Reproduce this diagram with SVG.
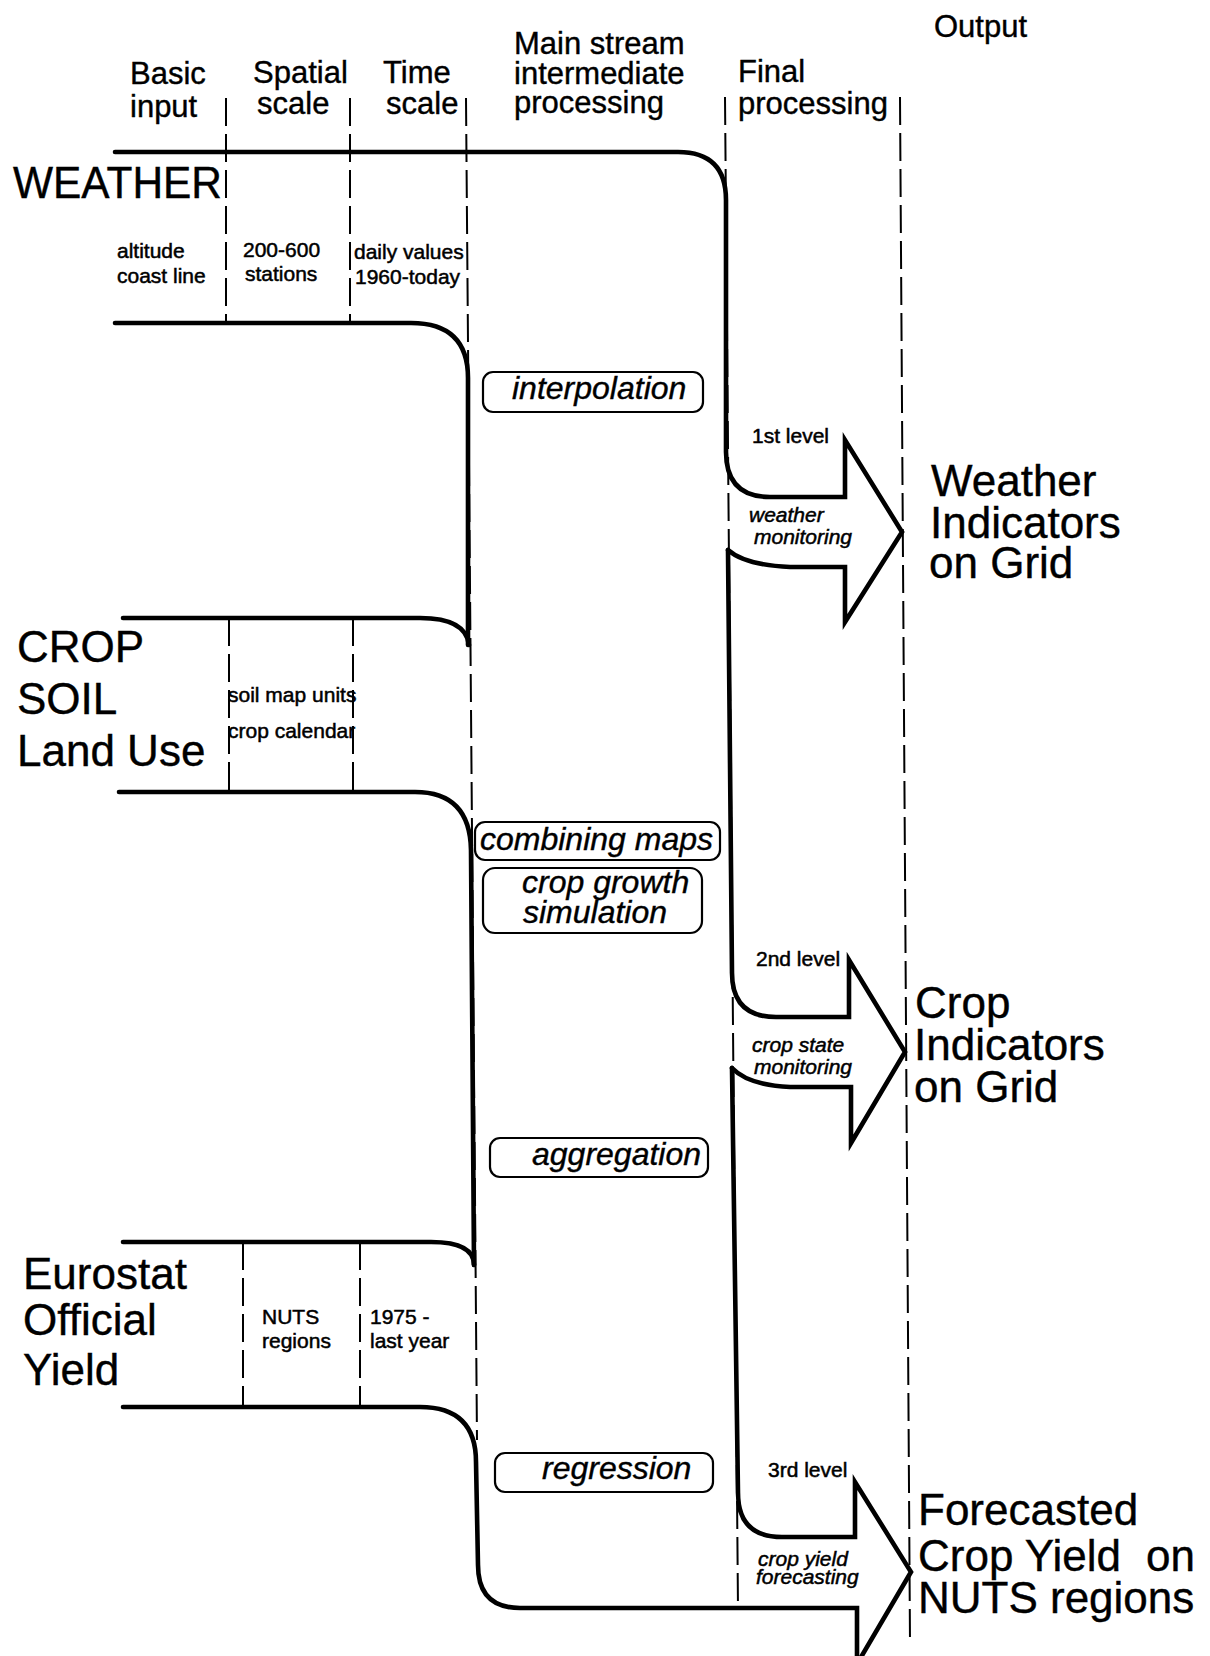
<svg xmlns="http://www.w3.org/2000/svg" width="1210" height="1656" viewBox="0 0 1210 1656">
<style>
text { font-family: "Liberation Sans", Arial, sans-serif; fill: #000; stroke: #000; stroke-width: 0.4; }
.hdr { font-size: 31px; }
.big { font-size: 44px; }
.sm { font-size: 21px; stroke-width: 0.5; }
.proc { font-size: 32px; font-style: italic; }
.mon { font-size: 21px; font-style: italic; stroke-width: 0.5; }
.flow { fill: none; stroke: #000; stroke-width: 4.6; stroke-linejoin: miter; stroke-linecap: round; }
.sep { fill: none; stroke: #000; stroke-width: 2; stroke-dasharray: 28 8; }
.box { fill: #fff; stroke: #000; stroke-width: 2.2; }
</style>
<rect width="1210" height="1656" fill="#fff"/>
<g id="separators">
  <path class="sep" d="M226 98 V323"/>
  <path class="sep" d="M350 98 V323"/>
  <path class="sep" d="M466 98 L477 1440"/>
  <path class="sep" d="M725 97 L738 1609"/>
  <path class="sep" d="M900 97 L910 1642"/>
  <path class="sep" d="M229 618 V792"/>
  <path class="sep" d="M353 618 V792"/>
  <path class="sep" d="M243 1242 V1407"/>
  <path class="sep" d="M360 1242 V1407"/>
</g>
<g id="connectors">
  <path class="flow" d="M115 152 H678 Q726 152 726 200 V452 Q726 497 770 497 H845 V440 L902 532 L845 622 V567 H790 Q745 565 728 550"/>
  <path class="flow" d="M728 550 L732 973 Q732 1017 776 1017 H849 V960 L905 1052 L851 1143 V1087 H790 Q748 1085 732 1068"/>
  <path class="flow" d="M732 1068 L738 1493 Q738 1537 782 1537 H855 V1482 L911 1572 L857 1664"/>
  <path class="flow" d="M115 323 H411 Q468 323 468 378 V645"/>
  <path class="flow" d="M123 618 H420 Q466 618 469 645"/>
  <path class="flow" d="M119 792 H415 Q470 792 471 850 L474 1265"/>
  <path class="flow" d="M123 1242 H431 Q474 1242 474 1265"/>
  <path class="flow" d="M123 1407 H420 Q476 1407 476 1462 L478 1565 Q478 1608 520 1608 H857 V1664"/>
</g>
<g id="header-basic-input"><text class="hdr"><tspan x="130" y="84">Basic</tspan><tspan x="130" y="117">input</tspan></text></g>
<g id="header-spatial-scale"><text class="hdr"><tspan x="253" y="83">Spatial</tspan><tspan x="257" y="114">scale</tspan></text></g>
<g id="header-time-scale"><text class="hdr"><tspan x="383" y="83">Time</tspan><tspan x="386" y="114">scale</tspan></text></g>
<g id="header-main-stream"><text class="hdr"><tspan x="514" y="54">Main stream</tspan><tspan x="514" y="84">intermediate</tspan><tspan x="514" y="113">processing</tspan></text></g>
<g id="header-final"><text class="hdr"><tspan x="738" y="82">Final</tspan><tspan x="738" y="114">processing</tspan></text></g>
<g id="header-output"><text class="hdr" x="934" y="37">Output</text></g>

<g id="input-weather">
  <text class="big" x="13" y="198" textLength="209" lengthAdjust="spacingAndGlyphs">WEATHER</text>
  <text class="sm"><tspan x="117" y="258">altitude</tspan><tspan x="117" y="283">coast line</tspan></text>
  <text class="sm"><tspan x="243" y="257">200-600</tspan><tspan x="245" y="281">stations</tspan></text>
  <text class="sm"><tspan x="354" y="259">daily values</tspan><tspan x="355" y="284">1960-today</tspan></text>
</g>
<g id="input-crop-soil">
  <text class="big"><tspan x="17" y="662">CROP</tspan><tspan x="17" y="714">SOIL</tspan><tspan x="17" y="766">Land Use</tspan></text>
  <text class="sm"><tspan x="228" y="702">soil map units</tspan><tspan x="228" y="738">crop calendar</tspan></text>
</g>
<g id="input-eurostat">
  <text class="big"><tspan x="23" y="1289">Eurostat</tspan><tspan x="23" y="1335">Official</tspan><tspan x="23" y="1385">Yield</tspan></text>
  <text class="sm"><tspan x="262" y="1324">NUTS</tspan><tspan x="262" y="1348">regions</tspan></text>
  <text class="sm"><tspan x="370" y="1324">1975 -</tspan><tspan x="370" y="1348">last year</tspan></text>
</g>

<g id="proc-interpolation"><rect class="box" x="483" y="372" width="220" height="40" rx="10"/><text class="proc" x="512" y="399">interpolation</text></g>
<g id="proc-combining-maps"><rect class="box" x="475" y="822" width="245" height="38" rx="10"/><text class="proc" x="480" y="850">combining maps</text></g>
<g id="proc-crop-growth"><rect class="box" x="483" y="868" width="219" height="65" rx="12"/><text class="proc"><tspan x="522" y="893">crop growth</tspan><tspan x="523" y="923">simulation</tspan></text></g>
<g id="proc-aggregation"><rect class="box" x="490" y="1138" width="218" height="39" rx="10"/><text class="proc" x="532" y="1165">aggregation</text></g>
<g id="proc-regression"><rect class="box" x="495" y="1453" width="218" height="39" rx="10"/><text class="proc" x="542" y="1479">regression</text></g>

<g id="level-1"><text class="sm" x="752" y="443">1st level</text><text class="mon"><tspan x="749" y="522">weather</tspan><tspan x="754" y="544">monitoring</tspan></text></g>
<g id="level-2"><text class="sm" x="756" y="966">2nd level</text><text class="mon"><tspan x="752" y="1052">crop state</tspan><tspan x="754" y="1074">monitoring</tspan></text></g>
<g id="level-3"><text class="sm" x="768" y="1477">3rd level</text><text class="mon"><tspan x="758" y="1566">crop yield</tspan><tspan x="756" y="1584">forecasting</tspan></text></g>

<g id="output-weather"><text class="big"><tspan x="931" y="496">Weather</tspan><tspan x="930" y="538">Indicators</tspan><tspan x="929" y="578">on Grid</tspan></text></g>
<g id="output-crop"><text class="big"><tspan x="915" y="1018">Crop</tspan><tspan x="914" y="1060">Indicators</tspan><tspan x="914" y="1102">on Grid</tspan></text></g>
<g id="output-yield"><text class="big"><tspan x="918" y="1525">Forecasted</tspan><tspan x="918" y="1571">Crop Yield</tspan><tspan x="1146" y="1571">on</tspan><tspan x="918" y="1613">NUTS regions</tspan></text></g>
</svg>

- **Problem statement**
Transcribe the listing in full and omit the pictures.

- **Task solution**
Reproduce this diagram with SVG.
<svg xmlns="http://www.w3.org/2000/svg" width="1210" height="1656" viewBox="0 0 1210 1656">
<style>
text { font-family: "Liberation Sans", Arial, sans-serif; fill: #000; stroke: #000; stroke-width: 0.4; }
.hdr { font-size: 31px; }
.big { font-size: 44px; }
.sm { font-size: 21px; stroke-width: 0.5; }
.proc { font-size: 32px; font-style: italic; }
.mon { font-size: 21px; font-style: italic; stroke-width: 0.5; }
.flow { fill: none; stroke: #000; stroke-width: 4.6; stroke-linejoin: miter; stroke-linecap: round; }
.sep { fill: none; stroke: #000; stroke-width: 2; stroke-dasharray: 28 8; }
.box { fill: #fff; stroke: #000; stroke-width: 2.2; }
</style>
<rect width="1210" height="1656" fill="#fff"/>
<g id="separators">
  <path class="sep" d="M226 98 V323"/>
  <path class="sep" d="M350 98 V323"/>
  <path class="sep" d="M466 98 L477 1440"/>
  <path class="sep" d="M725 97 L738 1609"/>
  <path class="sep" d="M900 97 L910 1642"/>
  <path class="sep" d="M229 618 V792"/>
  <path class="sep" d="M353 618 V792"/>
  <path class="sep" d="M243 1242 V1407"/>
  <path class="sep" d="M360 1242 V1407"/>
</g>
<g id="connectors">
  <path class="flow" d="M115 152 H678 Q726 152 726 200 V452 Q726 497 770 497 H845 V440 L902 532 L845 622 V567 H790 Q745 565 728 550"/>
  <path class="flow" d="M728 550 L732 973 Q732 1017 776 1017 H849 V960 L905 1052 L851 1143 V1087 H790 Q748 1085 732 1068"/>
  <path class="flow" d="M732 1068 L738 1493 Q738 1537 782 1537 H855 V1482 L911 1572 L857 1664"/>
  <path class="flow" d="M115 323 H411 Q468 323 468 378 V645"/>
  <path class="flow" d="M123 618 H420 Q466 618 469 645"/>
  <path class="flow" d="M119 792 H415 Q470 792 471 850 L474 1265"/>
  <path class="flow" d="M123 1242 H431 Q474 1242 474 1265"/>
  <path class="flow" d="M123 1407 H420 Q476 1407 476 1462 L478 1565 Q478 1608 520 1608 H857 V1664"/>
</g>
<g id="header-basic-input"><text class="hdr"><tspan x="130" y="84">Basic</tspan><tspan x="130" y="117">input</tspan></text></g>
<g id="header-spatial-scale"><text class="hdr"><tspan x="253" y="83">Spatial</tspan><tspan x="257" y="114">scale</tspan></text></g>
<g id="header-time-scale"><text class="hdr"><tspan x="383" y="83">Time</tspan><tspan x="386" y="114">scale</tspan></text></g>
<g id="header-main-stream"><text class="hdr"><tspan x="514" y="54">Main stream</tspan><tspan x="514" y="84">intermediate</tspan><tspan x="514" y="113">processing</tspan></text></g>
<g id="header-final"><text class="hdr"><tspan x="738" y="82">Final</tspan><tspan x="738" y="114">processing</tspan></text></g>
<g id="header-output"><text class="hdr" x="934" y="37">Output</text></g>

<g id="input-weather">
  <text class="big" x="13" y="198" textLength="209" lengthAdjust="spacingAndGlyphs">WEATHER</text>
  <text class="sm"><tspan x="117" y="258">altitude</tspan><tspan x="117" y="283">coast line</tspan></text>
  <text class="sm"><tspan x="243" y="257">200-600</tspan><tspan x="245" y="281">stations</tspan></text>
  <text class="sm"><tspan x="354" y="259">daily values</tspan><tspan x="355" y="284">1960-today</tspan></text>
</g>
<g id="input-crop-soil">
  <text class="big"><tspan x="17" y="662">CROP</tspan><tspan x="17" y="714">SOIL</tspan><tspan x="17" y="766">Land Use</tspan></text>
  <text class="sm"><tspan x="228" y="702">soil map units</tspan><tspan x="228" y="738">crop calendar</tspan></text>
</g>
<g id="input-eurostat">
  <text class="big"><tspan x="23" y="1289">Eurostat</tspan><tspan x="23" y="1335">Official</tspan><tspan x="23" y="1385">Yield</tspan></text>
  <text class="sm"><tspan x="262" y="1324">NUTS</tspan><tspan x="262" y="1348">regions</tspan></text>
  <text class="sm"><tspan x="370" y="1324">1975 -</tspan><tspan x="370" y="1348">last year</tspan></text>
</g>

<g id="proc-interpolation"><rect class="box" x="483" y="372" width="220" height="40" rx="10"/><text class="proc" x="512" y="399">interpolation</text></g>
<g id="proc-combining-maps"><rect class="box" x="475" y="822" width="245" height="38" rx="10"/><text class="proc" x="480" y="850">combining maps</text></g>
<g id="proc-crop-growth"><rect class="box" x="483" y="868" width="219" height="65" rx="12"/><text class="proc"><tspan x="522" y="893">crop growth</tspan><tspan x="523" y="923">simulation</tspan></text></g>
<g id="proc-aggregation"><rect class="box" x="490" y="1138" width="218" height="39" rx="10"/><text class="proc" x="532" y="1165">aggregation</text></g>
<g id="proc-regression"><rect class="box" x="495" y="1453" width="218" height="39" rx="10"/><text class="proc" x="542" y="1479">regression</text></g>

<g id="level-1"><text class="sm" x="752" y="443">1st level</text><text class="mon"><tspan x="749" y="522">weather</tspan><tspan x="754" y="544">monitoring</tspan></text></g>
<g id="level-2"><text class="sm" x="756" y="966">2nd level</text><text class="mon"><tspan x="752" y="1052">crop state</tspan><tspan x="754" y="1074">monitoring</tspan></text></g>
<g id="level-3"><text class="sm" x="768" y="1477">3rd level</text><text class="mon"><tspan x="758" y="1566">crop yield</tspan><tspan x="756" y="1584">forecasting</tspan></text></g>

<g id="output-weather"><text class="big"><tspan x="931" y="496">Weather</tspan><tspan x="930" y="538">Indicators</tspan><tspan x="929" y="578">on Grid</tspan></text></g>
<g id="output-crop"><text class="big"><tspan x="915" y="1018">Crop</tspan><tspan x="914" y="1060">Indicators</tspan><tspan x="914" y="1102">on Grid</tspan></text></g>
<g id="output-yield"><text class="big"><tspan x="918" y="1525">Forecasted</tspan><tspan x="918" y="1571">Crop Yield</tspan><tspan x="1146" y="1571">on</tspan><tspan x="918" y="1613">NUTS regions</tspan></text></g>
</svg>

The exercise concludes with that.